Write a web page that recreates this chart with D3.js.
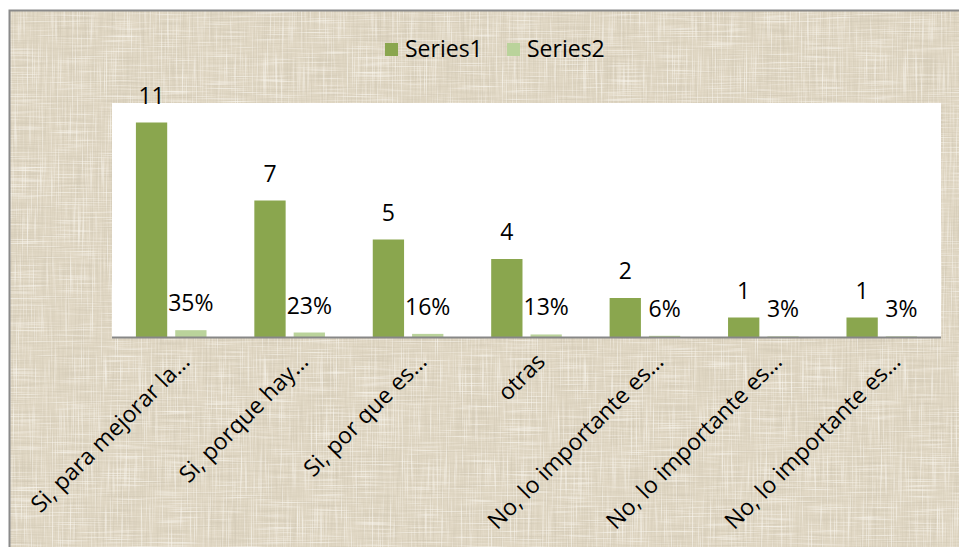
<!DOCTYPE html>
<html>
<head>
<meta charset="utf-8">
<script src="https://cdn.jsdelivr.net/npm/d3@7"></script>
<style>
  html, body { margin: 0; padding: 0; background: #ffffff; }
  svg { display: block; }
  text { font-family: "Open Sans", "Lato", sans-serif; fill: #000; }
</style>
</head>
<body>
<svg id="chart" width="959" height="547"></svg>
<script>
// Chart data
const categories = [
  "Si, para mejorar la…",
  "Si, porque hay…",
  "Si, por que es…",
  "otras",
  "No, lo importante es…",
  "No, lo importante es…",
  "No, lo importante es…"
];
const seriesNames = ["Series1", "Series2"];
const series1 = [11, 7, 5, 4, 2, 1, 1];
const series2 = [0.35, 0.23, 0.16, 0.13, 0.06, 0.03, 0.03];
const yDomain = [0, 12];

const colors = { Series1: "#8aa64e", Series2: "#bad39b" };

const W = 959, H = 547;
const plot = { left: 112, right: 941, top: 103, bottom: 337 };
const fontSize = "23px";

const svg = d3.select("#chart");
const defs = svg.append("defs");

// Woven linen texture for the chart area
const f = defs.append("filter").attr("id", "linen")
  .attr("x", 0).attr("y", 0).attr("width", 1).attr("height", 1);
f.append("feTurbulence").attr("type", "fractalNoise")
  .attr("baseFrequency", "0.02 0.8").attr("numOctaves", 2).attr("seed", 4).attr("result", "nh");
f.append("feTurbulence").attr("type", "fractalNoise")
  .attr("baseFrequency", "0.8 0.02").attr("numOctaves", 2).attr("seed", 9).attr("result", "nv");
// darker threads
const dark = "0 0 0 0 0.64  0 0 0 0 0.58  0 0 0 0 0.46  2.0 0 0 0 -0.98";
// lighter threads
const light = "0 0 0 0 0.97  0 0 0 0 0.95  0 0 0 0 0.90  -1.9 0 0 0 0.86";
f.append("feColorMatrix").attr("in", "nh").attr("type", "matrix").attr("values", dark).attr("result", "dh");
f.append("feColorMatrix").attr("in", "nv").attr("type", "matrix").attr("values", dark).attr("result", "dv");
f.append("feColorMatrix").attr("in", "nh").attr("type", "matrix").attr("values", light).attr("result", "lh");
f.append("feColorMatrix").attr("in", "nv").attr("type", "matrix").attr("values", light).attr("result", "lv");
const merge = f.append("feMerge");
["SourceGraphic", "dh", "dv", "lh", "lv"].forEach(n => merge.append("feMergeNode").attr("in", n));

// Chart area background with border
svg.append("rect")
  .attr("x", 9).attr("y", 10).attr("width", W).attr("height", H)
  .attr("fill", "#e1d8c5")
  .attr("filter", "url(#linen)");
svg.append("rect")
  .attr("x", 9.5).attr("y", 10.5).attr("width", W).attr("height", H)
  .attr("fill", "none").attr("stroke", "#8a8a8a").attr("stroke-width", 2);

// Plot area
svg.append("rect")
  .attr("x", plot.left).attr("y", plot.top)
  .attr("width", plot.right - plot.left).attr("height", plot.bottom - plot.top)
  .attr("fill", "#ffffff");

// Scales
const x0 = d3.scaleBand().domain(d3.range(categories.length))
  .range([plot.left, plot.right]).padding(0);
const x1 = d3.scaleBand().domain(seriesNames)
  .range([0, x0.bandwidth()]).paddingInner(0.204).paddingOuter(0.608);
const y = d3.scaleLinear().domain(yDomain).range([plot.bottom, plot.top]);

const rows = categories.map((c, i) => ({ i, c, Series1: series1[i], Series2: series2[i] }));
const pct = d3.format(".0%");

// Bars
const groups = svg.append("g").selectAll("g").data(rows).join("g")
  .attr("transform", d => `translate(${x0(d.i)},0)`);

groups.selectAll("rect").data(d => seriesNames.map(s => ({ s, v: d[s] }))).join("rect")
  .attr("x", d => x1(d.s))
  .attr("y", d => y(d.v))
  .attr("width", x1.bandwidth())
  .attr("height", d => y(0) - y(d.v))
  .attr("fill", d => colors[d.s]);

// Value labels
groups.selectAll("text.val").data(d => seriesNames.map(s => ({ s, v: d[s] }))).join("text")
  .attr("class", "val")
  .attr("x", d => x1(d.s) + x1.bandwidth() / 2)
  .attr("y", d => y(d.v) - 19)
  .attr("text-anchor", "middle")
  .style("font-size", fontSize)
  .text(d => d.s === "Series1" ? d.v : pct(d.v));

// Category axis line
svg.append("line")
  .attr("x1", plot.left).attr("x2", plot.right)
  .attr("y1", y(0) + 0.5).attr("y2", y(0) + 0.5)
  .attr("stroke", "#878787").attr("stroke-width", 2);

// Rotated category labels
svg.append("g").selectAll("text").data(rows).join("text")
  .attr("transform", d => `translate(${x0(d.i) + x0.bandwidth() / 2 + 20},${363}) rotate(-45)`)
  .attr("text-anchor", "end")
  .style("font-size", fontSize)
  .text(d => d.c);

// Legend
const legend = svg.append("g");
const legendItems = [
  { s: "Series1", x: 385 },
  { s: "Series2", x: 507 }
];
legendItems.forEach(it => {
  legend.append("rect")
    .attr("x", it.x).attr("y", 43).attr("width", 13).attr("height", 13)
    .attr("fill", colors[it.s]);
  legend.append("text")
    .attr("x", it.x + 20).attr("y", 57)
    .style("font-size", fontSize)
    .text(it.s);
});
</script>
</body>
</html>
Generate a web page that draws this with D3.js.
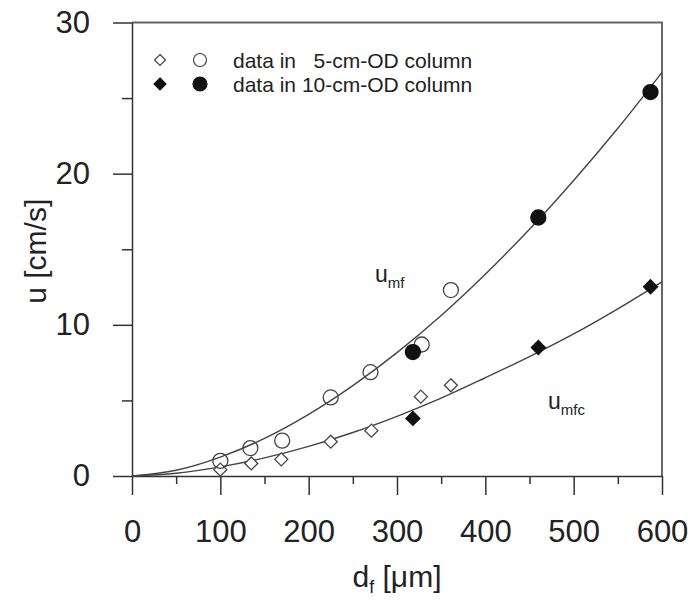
======
*Written problem*
Give every record back exactly as it reads, with no images.

*Exercise answer*
Write a web page that recreates this chart with D3.js.
<!DOCTYPE html>
<html>
<head>
<meta charset="utf-8">
<script src="https://cdn.jsdelivr.net/npm/d3@7"></script>
<style>
  html, body { margin: 0; padding: 0; background: #ffffff; }
  svg { display: block; }
  text { font-family: "Open Sans", "Lato", sans-serif; fill: #000; }
</style>
</head>
<body>
<svg id="chart" width="959" height="547"></svg>
<script>
// Chart data
const categories = [
  "Si, para mejorar la…",
  "Si, porque hay…",
  "Si, por que es…",
  "otras",
  "No, lo importante es…",
  "No, lo importante es…",
  "No, lo importante es…"
];
const seriesNames = ["Series1", "Series2"];
const series1 = [11, 7, 5, 4, 2, 1, 1];
const series2 = [0.35, 0.23, 0.16, 0.13, 0.06, 0.03, 0.03];
const yDomain = [0, 12];

const colors = { Series1: "#8aa64e", Series2: "#bad39b" };

const W = 959, H = 547;
const plot = { left: 112, right: 941, top: 103, bottom: 337 };
const fontSize = "23px";

const svg = d3.select("#chart");
const defs = svg.append("defs");

// Woven linen texture for the chart area
const f = defs.append("filter").attr("id", "linen")
  .attr("x", 0).attr("y", 0).attr("width", 1).attr("height", 1);
f.append("feTurbulence").attr("type", "fractalNoise")
  .attr("baseFrequency", "0.02 0.8").attr("numOctaves", 2).attr("seed", 4).attr("result", "nh");
f.append("feTurbulence").attr("type", "fractalNoise")
  .attr("baseFrequency", "0.8 0.02").attr("numOctaves", 2).attr("seed", 9).attr("result", "nv");
// darker threads
const dark = "0 0 0 0 0.64  0 0 0 0 0.58  0 0 0 0 0.46  2.0 0 0 0 -0.98";
// lighter threads
const light = "0 0 0 0 0.97  0 0 0 0 0.95  0 0 0 0 0.90  -1.9 0 0 0 0.86";
f.append("feColorMatrix").attr("in", "nh").attr("type", "matrix").attr("values", dark).attr("result", "dh");
f.append("feColorMatrix").attr("in", "nv").attr("type", "matrix").attr("values", dark).attr("result", "dv");
f.append("feColorMatrix").attr("in", "nh").attr("type", "matrix").attr("values", light).attr("result", "lh");
f.append("feColorMatrix").attr("in", "nv").attr("type", "matrix").attr("values", light).attr("result", "lv");
const merge = f.append("feMerge");
["SourceGraphic", "dh", "dv", "lh", "lv"].forEach(n => merge.append("feMergeNode").attr("in", n));

// Chart area background with border
svg.append("rect")
  .attr("x", 9).attr("y", 10).attr("width", W).attr("height", H)
  .attr("fill", "#e1d8c5")
  .attr("filter", "url(#linen)");
svg.append("rect")
  .attr("x", 9.5).attr("y", 10.5).attr("width", W).attr("height", H)
  .attr("fill", "none").attr("stroke", "#8a8a8a").attr("stroke-width", 2);

// Plot area
svg.append("rect")
  .attr("x", plot.left).attr("y", plot.top)
  .attr("width", plot.right - plot.left).attr("height", plot.bottom - plot.top)
  .attr("fill", "#ffffff");

// Scales
const x0 = d3.scaleBand().domain(d3.range(categories.length))
  .range([plot.left, plot.right]).padding(0);
const x1 = d3.scaleBand().domain(seriesNames)
  .range([0, x0.bandwidth()]).paddingInner(0.204).paddingOuter(0.608);
const y = d3.scaleLinear().domain(yDomain).range([plot.bottom, plot.top]);

const rows = categories.map((c, i) => ({ i, c, Series1: series1[i], Series2: series2[i] }));
const pct = d3.format(".0%");

// Bars
const groups = svg.append("g").selectAll("g").data(rows).join("g")
  .attr("transform", d => `translate(${x0(d.i)},0)`);

groups.selectAll("rect").data(d => seriesNames.map(s => ({ s, v: d[s] }))).join("rect")
  .attr("x", d => x1(d.s))
  .attr("y", d => y(d.v))
  .attr("width", x1.bandwidth())
  .attr("height", d => y(0) - y(d.v))
  .attr("fill", d => colors[d.s]);

// Value labels
groups.selectAll("text.val").data(d => seriesNames.map(s => ({ s, v: d[s] }))).join("text")
  .attr("class", "val")
  .attr("x", d => x1(d.s) + x1.bandwidth() / 2)
  .attr("y", d => y(d.v) - 19)
  .attr("text-anchor", "middle")
  .style("font-size", fontSize)
  .text(d => d.s === "Series1" ? d.v : pct(d.v));

// Category axis line
svg.append("line")
  .attr("x1", plot.left).attr("x2", plot.right)
  .attr("y1", y(0) + 0.5).attr("y2", y(0) + 0.5)
  .attr("stroke", "#878787").attr("stroke-width", 2);

// Rotated category labels
svg.append("g").selectAll("text").data(rows).join("text")
  .attr("transform", d => `translate(${x0(d.i) + x0.bandwidth() / 2 + 20},${363}) rotate(-45)`)
  .attr("text-anchor", "end")
  .style("font-size", fontSize)
  .text(d => d.c);

// Legend
const legend = svg.append("g");
const legendItems = [
  { s: "Series1", x: 385 },
  { s: "Series2", x: 507 }
];
legendItems.forEach(it => {
  legend.append("rect")
    .attr("x", it.x).attr("y", 43).attr("width", 13).attr("height", 13)
    .attr("fill", colors[it.s]);
  legend.append("text")
    .attr("x", it.x + 20).attr("y", 57)
    .style("font-size", fontSize)
    .text(it.s);
});
</script>
</body>
</html>
Generate a web page that draws this with D3.js.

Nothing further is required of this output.